А печататься и издавать книги становилось все трудней и трудней.

Все, что мог, делал Есенин в Москве для того же Александра Ширяевца. Летом 1920 года он сдал в набор его книгу «Золотой грудок», которая так и не вышла в свет. 26 июня он писал товарищу в Ташкент:

«"Золотой грудок" твой пока еще не вышел и, думаю, раньше осени не выйдет. Уж очень трудно стало у нас с книжным делом в Москве. Почти ни одной типографии не дают для нас, несоветских, а если и дают, то опять не обходится без скандала. Заедают нас, брат, заедают. Конечно, пока зубы остры, это все еще выносимо, но все-таки жаль сил и времени, которые уходят на это. Живу, дорогой, – не живу, а маюсь, только и думаешь о проклятом рубле…»
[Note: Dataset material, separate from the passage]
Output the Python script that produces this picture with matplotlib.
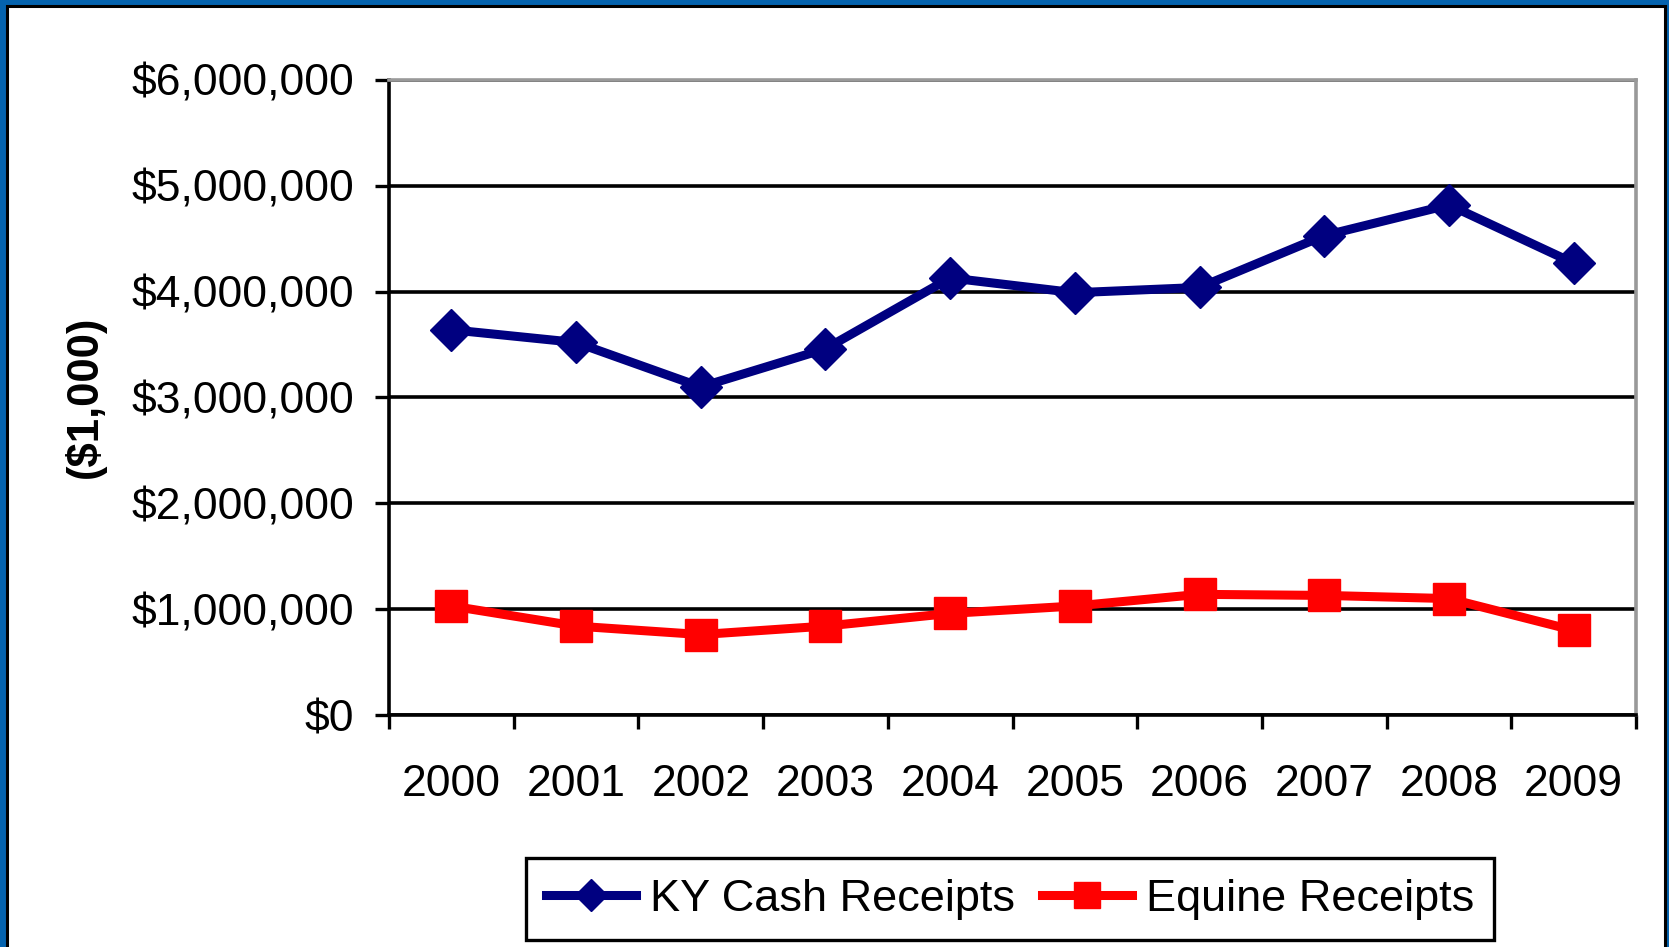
import matplotlib
matplotlib.use("Agg")
import matplotlib.pyplot as plt
from matplotlib.patches import Rectangle
from matplotlib.ticker import FuncFormatter

# Dados do grafico
anos = ["2000", "2001", "2002", "2003", "2004", "2005", "2006", "2007", "2008", "2009"]
ky_cash = [3640000, 3520000, 3100000, 3460000, 4130000, 3990000, 4040000, 4530000, 4820000, 4270000]
equine = [1030000, 840000, 760000, 840000, 960000, 1030000, 1140000, 1130000, 1100000, 800000]
y_ticks = [0, 1000000, 2000000, 3000000, 4000000, 5000000, 6000000]

plt.rcParams['font.family'] = ['Liberation Sans', 'DejaVu Sans']


def moeda(v, pos):
    return "${:,.0f}".format(v)


def gerar_grafico():
    fig = plt.figure(figsize=(16.69, 9.47), dpi=100)
    fig.patch.set_facecolor('#0563AE')
    # moldura branca com borda preta
    W, H = 1669.0, 947.0
    fig.patches.append(Rectangle((7 / W, -0.05), (1665 - 7) / W, (941 / H) + 0.05,
                                 transform=fig.transFigure, facecolor='white',
                                 edgecolor='black', linewidth=2.2, zorder=-5))

    ax = fig.add_axes([389 / W, 1 - 715 / H, (1636 - 389) / W, (715 - 80) / H])
    ax.patch.set_alpha(0)
    x = list(range(len(anos)))

    ax.plot(x, ky_cash, color='#000080', linewidth=6.5, marker='D', markersize=21,
            markeredgecolor='#000080', label='KY Cash Receipts', zorder=3, clip_on=False)
    ax.plot(x, equine, color='#FF0000', linewidth=6.5, marker='s', markersize=23,
            markeredgecolor='#FF0000', label='Equine Receipts', zorder=3, clip_on=False)

    ax.set_xlim(-0.5, len(anos) - 0.5)
    ax.set_ylim(0, 6000000)
    ax.set_yticks(y_ticks)
    ax.yaxis.set_major_formatter(FuncFormatter(moeda))
    ax.tick_params(axis='y', direction='out', length=10, width=2.4, pad=15,
                   labelsize=32, colors='black')

    # marcas entre as categorias, rotulos no centro
    ax.set_xticks([i - 0.5 for i in range(len(anos) + 1)])
    ax.set_xticklabels([])
    ax.set_xticks(x, minor=True)
    ax.set_xticklabels(anos, minor=True)
    ax.tick_params(axis='x', which='major', direction='out', length=10, width=2.4)
    ax.tick_params(axis='x', which='minor', length=0, pad=35, labelsize=32)

    ax.yaxis.grid(True, color='black', linewidth=2.6)
    ax.set_axisbelow(True)
    for lado in ['left', 'bottom']:
        ax.spines[lado].set_color('black')
        ax.spines[lado].set_linewidth(2.6)
    for lado in ['top', 'right']:
        ax.spines[lado].set_color('#999999')
        ax.spines[lado].set_linewidth(2.6)

    fig.text(85 / W, 1 - 397 / H, '($1,000)', rotation=90, ha='center', va='center',
             fontsize=31.5, fontweight='bold')

    leg = fig.legend(loc='center', bbox_to_anchor=(1010 / W, 1 - 899 / H), ncol=2,
                     fontsize=32.5, frameon=True, fancybox=False, markerscale=0.8,
                     handlelength=2.0, columnspacing=0.6, handletextpad=0.3,
                     borderpad=0.45, framealpha=1)
    leg.get_frame().set_edgecolor('black')
    leg.get_frame().set_linewidth(2.4)

    plt.savefig('out.png', dpi=100, facecolor=fig.get_facecolor())


if __name__ == "__main__":
    gerar_grafico()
Многое стоит за этими строчками дружеского письма. Представление о Есенине, как о счастливчике, которому все в жизни давалось почти без хлопот, достаточно распространено и поныне. Как же – кафе, книжный магазин, салон-вагон… Да и книжки вроде выходили. А выходили они благодаря тысячам разнообразных ухищрений. То найдет «мецената», а точнее, спекулянта, готового дать деньги под мифические проценты от прибыли (а какая там прибыль, если тиражи – несколько сот экземпляров!). То организует с «собратьями» кооперативные издательства «Злак» или «Див», которых хватает на выпуск одного-двух сборников. Часть прибыли от «Стойла» и книжной лавки посылал родителям и сестрам, а сам при этом постоянно думал о том, как бы выгодно продать очередную книжку, вышедшую «на такой бумаге, что селедки бы обиделись», если бы вздумали завертывать их в нее, как вспоминал Лев Повицкий.